# Theatre Royal, Barry - demolition underway



## jezamon (Jul 20, 2012)

They've been tearing the place apart for the last couple of weeks. I watched for a while the other day and it was both fascinating and sad. I walk past it every day, but never tried to get in... gutted :/ It's being made into a care home, for those who don't know.


----------



## Captain-Slow (Jul 20, 2012)

Suerly its better that its going to be used?


----------



## jezamon (Jul 20, 2012)

Captain-Slow said:


> Suerly its better that its going to be used?



Of course, was just a bit sad watching it getting torn apart.


----------



## UEP-Wales (Jul 21, 2012)

I remember driving past the site from a very young age with my father, It's a shame to see it demolished. I tried many times to get inside there though, all failed  

Have to say though, I've had a really good look over the building plans for the new care home from Hafod and it looks really good, not sure if it's really needed considering there are two very large ones within a mile of it but still...


----------



## Captain-Slow (Jul 21, 2012)

Urbex-SW said:


> not sure if it's really needed considering there are two very large ones within a mile of it but still...



Don't you know how much profit there is to be made from Residential homes, a fortune I can tell ya!


----------



## Pedrfardd (Jul 23, 2012)

I got some mobile pics of the demolition - not good quality though - looked an interesting building..


----------



## cogito (Jul 24, 2012)

That was the first cinema I ever went to as a kid.

I think I've got a report on here somewhere from a couple of years ago.

Actually yeah, here it is! [ame]http://www.derelictplaces.co.uk/main/showthread.php?t=21020[/ame]

Sinnerman also had a whizz round on the night it closed its doors for the final time.


----------



## Captain-Slow (Aug 5, 2012)

Not taking the piss @ anyone here, just shooting fom the hip



cogito said:


> Sinnerman also had a whizz round on the night it closed its doors for the final time.



Lucky him.
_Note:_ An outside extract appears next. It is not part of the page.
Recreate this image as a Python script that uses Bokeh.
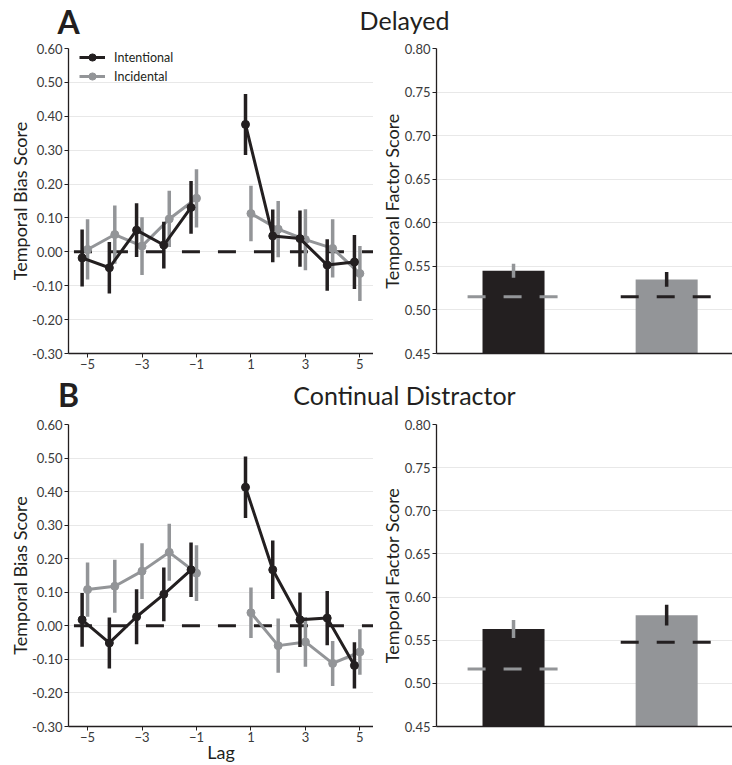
import numpy as np
from bokeh.plotting import figure
from bokeh.models import ColumnDataSource, Range1d, FixedTicker, PrintfTickFormatter, Legend, LegendItem
from bokeh.layouts import column, row
from bokeh.transform import dodge
from bokeh.core.properties import value
from bokeh.embed import file_html
from bokeh.resources import INLINE

# ---------------- data ----------------
lags = [-5, -4, -3, -2, -1, 1, 2, 3, 4, 5]

delayed_intentional = [-0.018, -0.047, 0.064, 0.020, 0.131, 0.376, 0.047, 0.039, -0.039, -0.030]
delayed_intentional_err = [0.084, 0.076, 0.079, 0.069, 0.078, 0.090, 0.078, 0.083, 0.076, 0.080]
delayed_incidental = [0.007, 0.051, 0.017, 0.097, 0.158, 0.113, 0.067, 0.036, 0.010, -0.064]
delayed_incidental_err = [0.089, 0.086, 0.085, 0.083, 0.086, 0.082, 0.083, 0.090, 0.086, 0.081]

continual_intentional = [0.018, -0.051, 0.027, 0.094, 0.167, 0.413, 0.167, 0.018, 0.023, -0.118]
continual_intentional_err = [0.080, 0.076, 0.082, 0.080, 0.081, 0.092, 0.087, 0.081, 0.081, 0.069]
continual_incidental = [0.108, 0.118, 0.163, 0.219, 0.157, 0.039, -0.059, -0.048, -0.112, -0.078]
continual_incidental_err = [0.081, 0.079, 0.083, 0.085, 0.083, 0.075, 0.081, 0.074, 0.067, 0.068]

conditions = ["Intentional", "Incidental"]
delayed_tfs = [0.545, 0.535]
delayed_tfs_err = [0.008, 0.0085]
delayed_chance = [0.515, 0.515]
continual_tfs = [0.563, 0.579]
continual_tfs_err = [0.0105, 0.012]
continual_chance = [0.5165, 0.5475]

bias_ticks = [-0.30, -0.20, -0.10, 0.00, 0.10, 0.20, 0.30, 0.40, 0.50, 0.60]
factor_ticks = [0.45, 0.50, 0.55, 0.60, 0.65, 0.70, 0.75, 0.80]
lag_ticks = [-5, -3, -1, 1, 3, 5]
baseline = 0.0

panel_letters = ["A", "B"]
panel_titles = ["Delayed", "Continual Distractor"]
bias_label = "Temporal Bias Score"
factor_label = "Temporal Factor Score"
lag_label = "Lag"

# ---------------- style ----------------
BLACK = "#231f20"
GRAY = "#939598"
TICK_COLOR = "#3a3a3a"
GRID = "#e8e8e8"
FONT = "Lato"
W_LEFT = 373
W_RIGHT = 732 - W_LEFT


def style_axes(p):
    p.outline_line_color = None
    p.xgrid.grid_line_color = None
    p.ygrid.grid_line_color = GRID
    p.ygrid.grid_line_width = 1
    for ax in p.axis:
        ax.axis_line_color = BLACK
        ax.axis_line_width = 1.3
        ax.major_tick_line_color = BLACK
        ax.major_tick_line_width = 1
        ax.major_tick_out = 4
        ax.major_tick_in = 0
        ax.minor_tick_line_color = None
        ax.major_label_text_font = FONT
        ax.major_label_text_font_size = "13px"
        ax.major_label_text_color = TICK_COLOR
        ax.axis_label_text_font = FONT
        ax.axis_label_text_font_size = "18px"
        ax.axis_label_text_font_style = "normal"
        ax.axis_label_text_color = BLACK


def bias_panel(intent, intent_err, incid, incid_err, height, bottom, show_xlabel, show_legend):
    p = figure(width=W_LEFT, height=height, x_range=Range1d(-5.7, 5.5), y_range=Range1d(-0.3, 0.6),
               output_backend="svg", toolbar_location=None, title=None,
               min_border_left=68, min_border_right=0, min_border_top=8, min_border_bottom=bottom)
    style_axes(p)
    p.yaxis.ticker = FixedTicker(ticks=bias_ticks)
    p.yaxis.formatter = PrintfTickFormatter(format="%.2f")
    p.yaxis.major_label_standoff = 2
    p.yaxis.axis_label = bias_label
    p.yaxis.axis_label_standoff = -2
    p.xaxis.ticker = FixedTicker(ticks=lag_ticks)
    p.xaxis.major_label_overrides = {t: ("\u2212" + str(abs(t)) if t < 0 else str(t)) for t in lag_ticks}
    p.xaxis.major_label_standoff = 1
    if show_xlabel:
        p.xaxis.axis_label = lag_label
        p.xaxis.axis_label_standoff = -4

    lo_lag, hi_lag = min(lags), max(lags)
    p.segment(x0=[lo_lag - 0.5], x1=[hi_lag + 0.5], y0=[baseline], y1=[baseline],
              line_color=BLACK, line_width=3, line_dash="18 18")

    lag = np.array(lags)
    items = []
    for name, vals, errs, col, shift in [("Incidental", incid, incid_err, GRAY, 0.0),
                                         ("Intentional", intent, intent_err, BLACK, -0.2)]:
        v = np.array(vals)
        e = np.array(errs)
        rends = []
        for mask in (lag < 0, lag > 0):
            src = ColumnDataSource(dict(lag=lag[mask], v=v[mask], lo=(v - e)[mask], hi=(v + e)[mask]))
            xs = dodge("lag", shift, range=p.x_range)
            seg = p.segment(x0=xs, x1=xs, y0="lo", y1="hi", line_color=col, line_width=3.5, source=src)
            ln = p.line(x=xs, y="v", line_color=col, line_width=3, source=src)
            sc = p.scatter(x=xs, y="v", size=8, fill_color=col, line_color=col, source=src)
            rends.append((ln, sc, seg))
        items.append(LegendItem(label=name, renderers=[rends[0][0], rends[0][1]]))
    if show_legend:
        legend = Legend(items=items[::-1], location=(11, 268), orientation="vertical",
                        background_fill_alpha=0, border_line_color=None, padding=0, margin=0,
                        spacing=1, glyph_width=26, glyph_height=18, label_height=18,
                        label_standoff=9, label_text_font=FONT, label_text_font_size="12.5px",
                        label_text_color=BLACK)
        p.add_layout(legend)
    return p


def factor_panel(tfs, errs, chance, height, bottom):
    p = figure(width=W_RIGHT, height=height, x_range=Range1d(0.497, 2.43), y_range=Range1d(0.45, 0.80),
               output_backend="svg", toolbar_location=None, title=None,
               min_border_left=63, min_border_right=0, min_border_top=8, min_border_bottom=bottom)
    style_axes(p)
    p.yaxis.ticker = FixedTicker(ticks=factor_ticks)
    p.yaxis.formatter = PrintfTickFormatter(format="%.2f")
    p.yaxis.major_label_standoff = 2
    p.yaxis.axis_label = factor_label
    p.yaxis.axis_label_standoff = -1
    p.xaxis.ticker = FixedTicker(ticks=[])
    t = np.array(tfs)
    e = np.array(errs)
    src = ColumnDataSource(dict(x=np.arange(1, len(conditions) + 1), top=t, lo=t - e, hi=t + e,
                                chance=chance, fill=[BLACK, GRAY], accent=[GRAY, BLACK]))
    p.vbar(x="x", top="top", bottom=p.y_range.start, width=0.405, fill_color="fill",
           line_color=None, source=src)
    p.segment(x0="x", x1="x", y0="lo", y1="hi", line_color="accent", line_width=3.5, source=src)
    p.segment(x0=dodge("x", -0.3, range=p.x_range), x1=dodge("x", 0.3, range=p.x_range),
              y0="chance", y1="chance", line_color="accent", line_width=3, line_dash="18 18", source=src)
    return p


def header(letter, title, height, letter_mid, title_mid):
    h = figure(width=732, height=height, x_range=Range1d(0, 732), y_range=Range1d(height, 0),
               output_backend="svg", toolbar_location=None, x_axis_location=None, y_axis_location=None,
               title=None, min_border=0, min_border_top=0, min_border_bottom=0,
               min_border_left=0, min_border_right=0)
    h.outline_line_color = None
    h.grid.visible = False
    h.text(x=[68], y=[letter_mid], text=[letter], text_font=value(FONT), text_font_style="bold",
           text_font_size="32px", text_align="center", text_baseline="middle", text_color=BLACK)
    h.text(x=[404], y=[title_mid], text=[title], text_font=value(FONT), text_font_size="25px",
           text_align="center", text_baseline="middle", text_color=BLACK)
    return h


h1 = header(panel_letters[0], panel_titles[0], 40, 21, 19)
p1 = bias_panel(delayed_intentional, delayed_intentional_err, delayed_incidental, delayed_incidental_err,
                335, 22, False, True)
p2 = factor_panel(delayed_tfs, delayed_tfs_err, delayed_chance, 335, 22)
h2 = header(panel_letters[1], panel_titles[1], 41, 19, 19)
p3 = bias_panel(continual_intentional, continual_intentional_err, continual_incidental,
                continual_incidental_err, 349, 36, True, False)
p4 = factor_panel(continual_tfs, continual_tfs_err, continual_chance, 349, 36)

layout = column(h1, row(p1, p2), h2, row(p3, p4))

open("out.html", "w").write(file_html(layout, INLINE))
Just checked and I can't see it on his site....... I recall that exact story you mention (from the other place) but someone else telling it, can't remember who now but if I do, have no fear I will update with UE names & times.



jezamon said:


> It's being made into a care home, for those who don't know.



Having had time to digest what you posted from the date you did, I think thats the best use for a building. Better to be turned into a care home for pensioners than wanky pretentious flats for cock ring driving, pleb types to blez on about how much they earn/status/importance in the community/public school etc etc. As what seems to be hapening in the BIG place a few miles up the road.
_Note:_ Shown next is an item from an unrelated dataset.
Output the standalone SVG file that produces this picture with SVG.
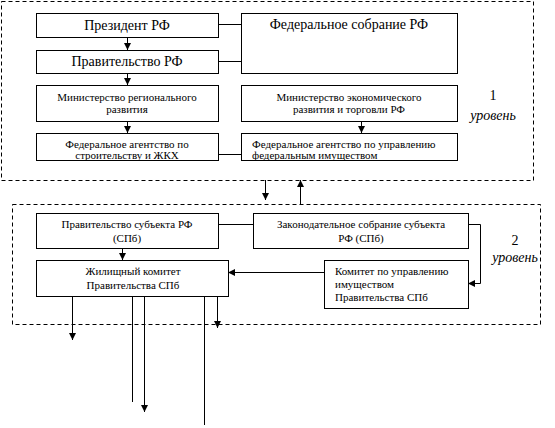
<svg xmlns="http://www.w3.org/2000/svg" width="555" height="428" viewBox="0 0 555 428">
<defs>
<marker id="ah" viewBox="0 0 10 10" refX="10" refY="5" markerWidth="7" markerHeight="7" markerUnits="userSpaceOnUse" orient="auto">
<path d="M0,0 L10,5 L0,10 z" fill="#000"/>
</marker>
</defs>
<rect width="555" height="428" fill="#fff"/>
<g fill="none" stroke="#000" stroke-width="1" stroke-dasharray="4,3">
<rect x="1.5" y="1.5" width="532" height="179"/>
<rect x="12.5" y="204.5" width="528" height="120"/>
</g>
<g id="connectors" fill="none" stroke="#000" stroke-width="1">
<path d="M127.5,37 V50" marker-end="url(#ah)"/>
<path d="M127.5,73 V85" marker-end="url(#ah)"/>
<path d="M127.5,121 V133" marker-end="url(#ah)"/>
<path d="M218,24.5 H241"/>
<path d="M218,61.5 H241"/>
<path d="M218,154.5 H241"/>
<path d="M361.5,121 V133" marker-end="url(#ah)"/>
<path d="M265.5,180 V200" marker-end="url(#ah)"/>
<path d="M300.5,204 V180" marker-end="url(#ah)"/>
<path d="M218,224.5 H253"/>
<path d="M122.5,248 V260" marker-end="url(#ah)"/>
<path d="M324,272.5 H228" marker-end="url(#ah)"/>
<path d="M468,224.5 H480.5 V283.5 H468" marker-end="url(#ah)"/>
<path d="M72.5,296 V340" marker-end="url(#ah)"/>
<path d="M132.5,296 V402"/>
<path d="M144.5,296 V412" marker-end="url(#ah)"/>
<path d="M204.5,296 V425"/>
<path d="M217.5,296 V328" marker-end="url(#ah)"/>
</g>
<g id="nodes">
<g id="n1"><rect fill="#fff" stroke="#000" x="36.5" y="13.5" width="182" height="24"/><text font-family="Liberation Serif" font-size="14" text-anchor="middle" x="127" y="30">Президент РФ</text></g>
<g id="n2"><rect fill="#fff" stroke="#000" x="36.5" y="50.5" width="182" height="23"/><text font-family="Liberation Serif" font-size="14" text-anchor="middle" x="127" y="66">Правительство РФ</text></g>
<g id="n3"><rect fill="#fff" stroke="#000" x="241.5" y="13.5" width="216" height="60"/><text font-family="Liberation Serif" font-size="14" text-anchor="middle" x="349" y="29">Федеральное собрание РФ</text></g>
<g id="n4"><rect fill="#fff" stroke="#000" x="36.5" y="85.5" width="182" height="36"/><text font-family="Liberation Serif" font-size="11" text-anchor="middle" x="127" y="101">Министерство регионального</text><text font-family="Liberation Serif" font-size="11" text-anchor="middle" x="127" y="113">развития</text></g>
<g id="n5"><rect fill="#fff" stroke="#000" x="241.5" y="85.5" width="216" height="36"/><text font-family="Liberation Serif" font-size="11" text-anchor="middle" x="349" y="101">Министерство экономического</text><text font-family="Liberation Serif" font-size="11" text-anchor="middle" x="349" y="113">развития и торговли РФ</text></g>
<g id="n6"><rect fill="#fff" stroke="#000" x="36.5" y="133.5" width="182" height="27"/><text font-family="Liberation Serif" font-size="11" text-anchor="middle" x="127" y="148">Федеральное агентство по</text><text font-family="Liberation Serif" font-size="11" text-anchor="middle" x="127" y="159">строительству и ЖКХ</text></g>
<g id="n7"><rect fill="#fff" stroke="#000" x="241.5" y="133.5" width="216" height="27"/><text font-family="Liberation Serif" font-size="11" x="252" y="148">Федеральное агентство по управлению</text><text font-family="Liberation Serif" font-size="11" x="252" y="159">федеральным имуществом</text></g>
<g id="n8"><rect fill="#fff" stroke="#000" x="36.5" y="213.5" width="182" height="35"/><text font-family="Liberation Serif" font-size="11" text-anchor="middle" x="127" y="228">Правительство субъекта РФ</text><text font-family="Liberation Serif" font-size="11" text-anchor="middle" x="127" y="242">(СПб)</text></g>
<g id="n9"><rect fill="#fff" stroke="#000" x="253.5" y="213.5" width="215" height="35"/><text font-family="Liberation Serif" font-size="11" text-anchor="middle" x="361" y="228">Законодательное собрание субъекта</text><text font-family="Liberation Serif" font-size="11" text-anchor="middle" x="361" y="242">РФ (СПб)</text></g>
<g id="n10"><rect fill="#fff" stroke="#000" x="36.5" y="260.5" width="192" height="36"/><text font-family="Liberation Serif" font-size="11" text-anchor="middle" x="133" y="275">Жилищный комитет</text><text font-family="Liberation Serif" font-size="11" text-anchor="middle" x="133" y="289">Правительства СПб</text></g>
<g id="n11"><rect fill="#fff" stroke="#000" x="324.5" y="260.5" width="144" height="48"/><text font-family="Liberation Serif" font-size="11" x="335" y="275">Комитет по управлению</text><text font-family="Liberation Serif" font-size="11" x="335" y="288">имуществом</text><text font-family="Liberation Serif" font-size="11" x="335" y="301">Правительства СПб</text></g>
</g>
<g id="lvl1"><text font-family="Liberation Serif" font-size="14" text-anchor="middle" x="493" y="100">1</text><text font-family="Liberation Serif" font-size="14" font-style="italic" text-anchor="middle" x="493" y="120">уровень</text></g>
<g id="lvl2"><text font-family="Liberation Serif" font-size="14" text-anchor="middle" x="515" y="245">2</text><text font-family="Liberation Serif" font-size="14" font-style="italic" text-anchor="middle" x="515" y="262">уровень</text></g>
</svg>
As bad as you feel about it being knocked about for 'progress', there are far far more important things to worry about in the world than some old building.

Sorry, but thats how I see it of recent. Dont agree? Tough.

Feel free to hit the dislike button, ignore list, MC ban time whatever.


----------



## jezamon (Aug 5, 2012)

Captain-Slow said:


> Having had time to digest what you posted from the date you did, I think thats the best use for a building. Better to be turned into a care home for pensioners than wanky pretentious flats for cock ring driving, pleb types to blez on about how much they earn/status/importance in the community/public school etc etc. As what seems to be hapening in the BIG place a few miles up the road.
> 
> As bad as you feel about it being knocked about for 'progress', there are far far more important things to worry about in the world than some old building.
> 
> ...



Ok then. I was more disappointed I never got to see inside it really.


----------



## Captain-Slow (Aug 6, 2012)

jezamon said:


> Ok then. I was more disappointed I never got to see inside it really.



Kit up with hi-vis & hard had, rock up with camera and lay it on about photography student and can you have a look around yada yada yada. Gotta be worth a try? Its worked for others on here (somebody has used that line several times with success)

Just found out, DREAMWORX, it was dreamworx who went on the closing night. Thats why I couldnt remember the Sinnerman refrence


----------



## UEP-Wales (Aug 6, 2012)

Captain-Slow said:


> Kit up with hi-vis & hard had, rock up with camera and lay it on about photography student and can you have a look around yada yada yada. Gotta be worth a try? Its worked for others on here (somebody has used that line several times with success)
> 
> Just found out, DREAMWORX, it was dreamworx who went on the closing night. Thats why I couldnt remember the Sinnerman refrence



That may work but it's fully flat now so not much left to see


----------